Once requiring a lot of research and retyping, plagiarism is now a shortcut, he says.

The internet has also created the demand for ever more content from authors and pundits. Zakaria, for instance, hosted a television show and wrote for Time magazine.

The increased workload can sometimes lead authors to produce work by committee, with assistants, editors and writers composing a piece under the byline of a single star. That process that leaves lots of room for missing attribution and sloppy copy.

Image caption,
Guttenberg resigned after it was revealed he had copied parts of a doctoral dissertation

Whether or not plagiarism is on the rise, the widespread online availability of troves of past work has empowered a network of literary vigilantes quick to point out when an author has breached an ethical boundary.

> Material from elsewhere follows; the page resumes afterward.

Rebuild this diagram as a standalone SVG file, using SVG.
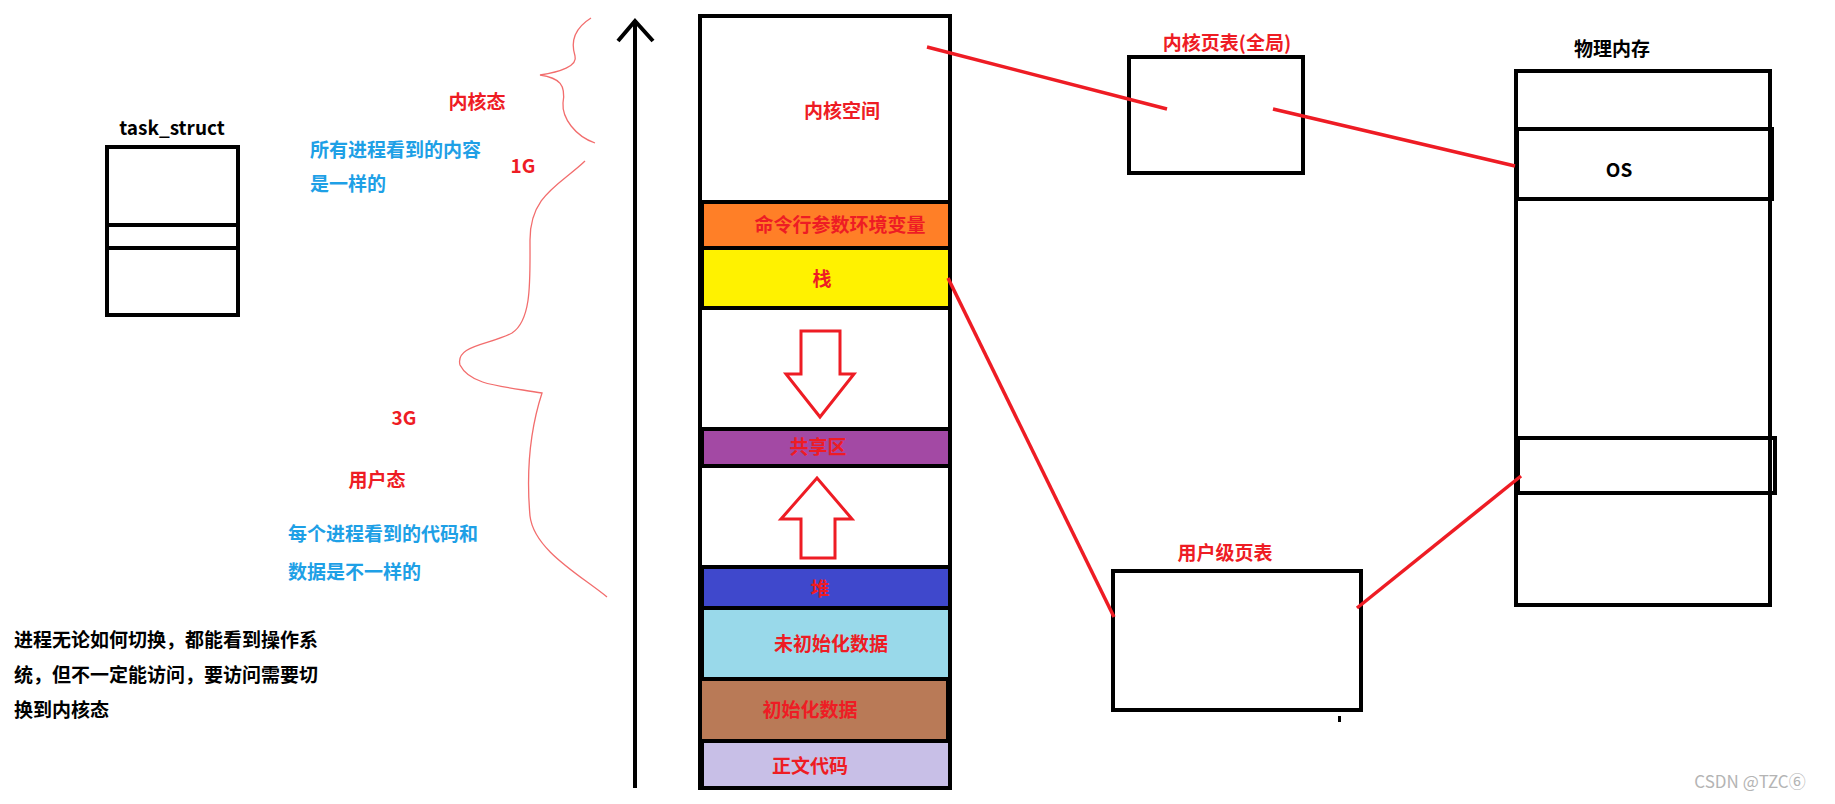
<svg xmlns="http://www.w3.org/2000/svg" width="1835" height="804" viewBox="0 0 1835 804">
<style>
text{font-family:"Noto Sans CJK SC","Noto Sans",sans-serif;font-weight:bold;font-size:19px}
.r{fill:#ee1c24}.b{fill:#1ea0e6}.k{fill:#000}
.box{fill:none;stroke:#000;stroke-width:4}
.seg{stroke:#000;stroke-width:4}
.red{stroke:#ee1c24;stroke-width:3.5;fill:none}
.brace{stroke:#f26d6d;stroke-width:1.3;fill:none}
</style>
<rect width="1835" height="804" fill="#fff"/>
<g id="task_struct">
<text x="172" y="135" text-anchor="middle" class="k">task_struct</text>
<rect class="box" x="107" y="147" width="131" height="168"/>
<line class="seg" x1="107" y1="225" x2="238" y2="225"/>
<line class="seg" x1="107" y1="248" x2="238" y2="248"/>
</g>
<g id="labels">
<text x="477" y="109" text-anchor="middle" class="r">内核态</text>
<text x="310" y="157" class="b">所有进程看到的内容</text>
<text x="310" y="191" class="b">是一样的</text>
<text x="523" y="173" text-anchor="middle" class="r">1G</text>
<text x="404" y="425" text-anchor="middle" class="r">3G</text>
<text x="377" y="487" text-anchor="middle" class="r">用户态</text>
<text x="288" y="541" class="b">每个进程看到的代码和</text>
<text x="288" y="579" class="b">数据是不一样的</text>
<text x="14" y="647" class="k">进程无论如何切换，都能看到操作系</text>
<text x="14" y="682" class="k">统，但不一定能访问，要访问需要切</text>
<text x="14" y="717" class="k">换到内核态</text>
<path class="brace" d="M591,18 C575,28 570,40 575,56 C578,66 560,72 540,75 C560,78 566,85 563,103 C562,118 575,136 595,143"/>
<path class="brace" d="M585,161 C560,185 530,195 530,240 C530,280 532,320 512,333 C490,345 455,345 460,365 C470,385 500,386 542,393 C530,430 526,470 530,516 C534,550 580,575 607,597"/>
</g>
<g id="axis">
<line x1="635" y1="20" x2="635" y2="788" stroke="#000" stroke-width="4"/>
<polyline points="618,41 635,21 653,41" fill="none" stroke="#000" stroke-width="4"/>
</g>
<g id="address_space">
<rect x="700" y="16" width="250" height="772" fill="#fff" stroke="#000" stroke-width="4"/>
<text x="842" y="118" text-anchor="middle" class="r">内核空间</text>
<rect x="702" y="202" width="248" height="46" fill="#ff7f27" stroke="#000" stroke-width="4"/>
<text x="840" y="232" text-anchor="middle" class="r">命令行参数环境变量</text>
<rect x="702" y="248" width="248" height="60" fill="#fff200" stroke="#000" stroke-width="4"/>
<text x="822" y="286" text-anchor="middle" class="r">栈</text>
<path d="M801,331 H840 V374 H854 L820,417 L786,374 H801 Z" fill="#fff" stroke="#ee1c24" stroke-width="3"/>
<rect x="702" y="429" width="248" height="37" fill="#a349a4" stroke="#000" stroke-width="4"/>
<text x="818" y="454" text-anchor="middle" class="r">共享区</text>
<path d="M801,558 H835 V519 H852 L817,478 L781,519 H801 Z" fill="#fff" stroke="#ee1c24" stroke-width="3"/>
<rect x="702" y="567" width="248" height="41" fill="#3f48cc" stroke="#000" stroke-width="4"/>
<text x="820" y="596" text-anchor="middle" class="r">堆</text>
<rect x="702" y="608" width="248" height="71" fill="#99d9ea" stroke="#000" stroke-width="4"/>
<text x="831" y="651" text-anchor="middle" class="r">未初始化数据</text>
<rect x="700" y="679" width="248" height="62" fill="#b97a57" stroke="#000" stroke-width="4"/>
<text x="810" y="717" text-anchor="middle" class="r">初始化数据</text>
<rect x="702" y="741" width="248" height="47" fill="#c8bfe7" stroke="#000" stroke-width="4"/>
<text x="810" y="773" text-anchor="middle" class="r">正文代码</text>
</g>
<g id="kernel_pt">
<text x="1227" y="50" text-anchor="middle" class="r">内核页表(全局)</text>
<rect class="box" x="1129" y="57" width="174" height="116"/>
</g>
<g id="user_pt">
<text x="1225" y="560" text-anchor="middle" class="r">用户级页表</text>
<rect class="box" x="1113" y="571" width="248" height="139"/>
<rect x="1338" y="716" width="3" height="6" fill="#000"/>
</g>
<g id="phys_mem">
<text x="1612" y="56" text-anchor="middle" class="k">物理内存</text>
<rect class="box" x="1516" y="71" width="254" height="534"/>
<rect class="box" x="1517" y="129" width="255" height="70"/>
<text x="1619" y="177" text-anchor="middle" class="k">OS</text>
<rect class="box" x="1518" y="438" width="257" height="55"/>
</g>
<g id="connectors">
<line class="red" x1="927" y1="47" x2="1167" y2="109"/>
<line class="red" x1="1273" y1="109" x2="1515" y2="166"/>
<line class="red" x1="948" y1="278" x2="1114" y2="617"/>
<line class="red" x1="1357" y1="608" x2="1521" y2="476"/>
</g>
<text x="1750" y="788" text-anchor="middle" style="font-weight:normal;font-size:17px;fill:#b4b4b4">CSDN @TZC⑥</text>
</svg>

"That's a huge change," says Bailey. "It's the crowdsourcing of plagiarism detection."

Using Wikipedia pages to document their findings, researchers now seek out copying in the dissertations and publications of notable politicians.

In one case, the paper in question had been written two decades ago - years before students could enter their thesis topic into Google.

"In Romania, it's an issue of [these officials] doing it forever and just now getting caught," says Bailey.

And increasingly, software can quickly examine the literature in a crowded and complicated field, says Harold Garner, of the Virginia Bioinformatics Institute at Virginia Tech University.

"No one was looking or had any technology to do so a few years ago," he says.

Garner's team developed a program that can compare more than 8,000 academic papers for language similarities.

No matter what the field and how it is caught, those who monitor plagiarism worry that catching the offenders after the fact is not enough to keep plagiarism at bay.

"I don't think there's enough support to do an effective job," says Garner. "We're doing it on the side, but there needs to be more oversight to make sure we have the best quality literature in the world."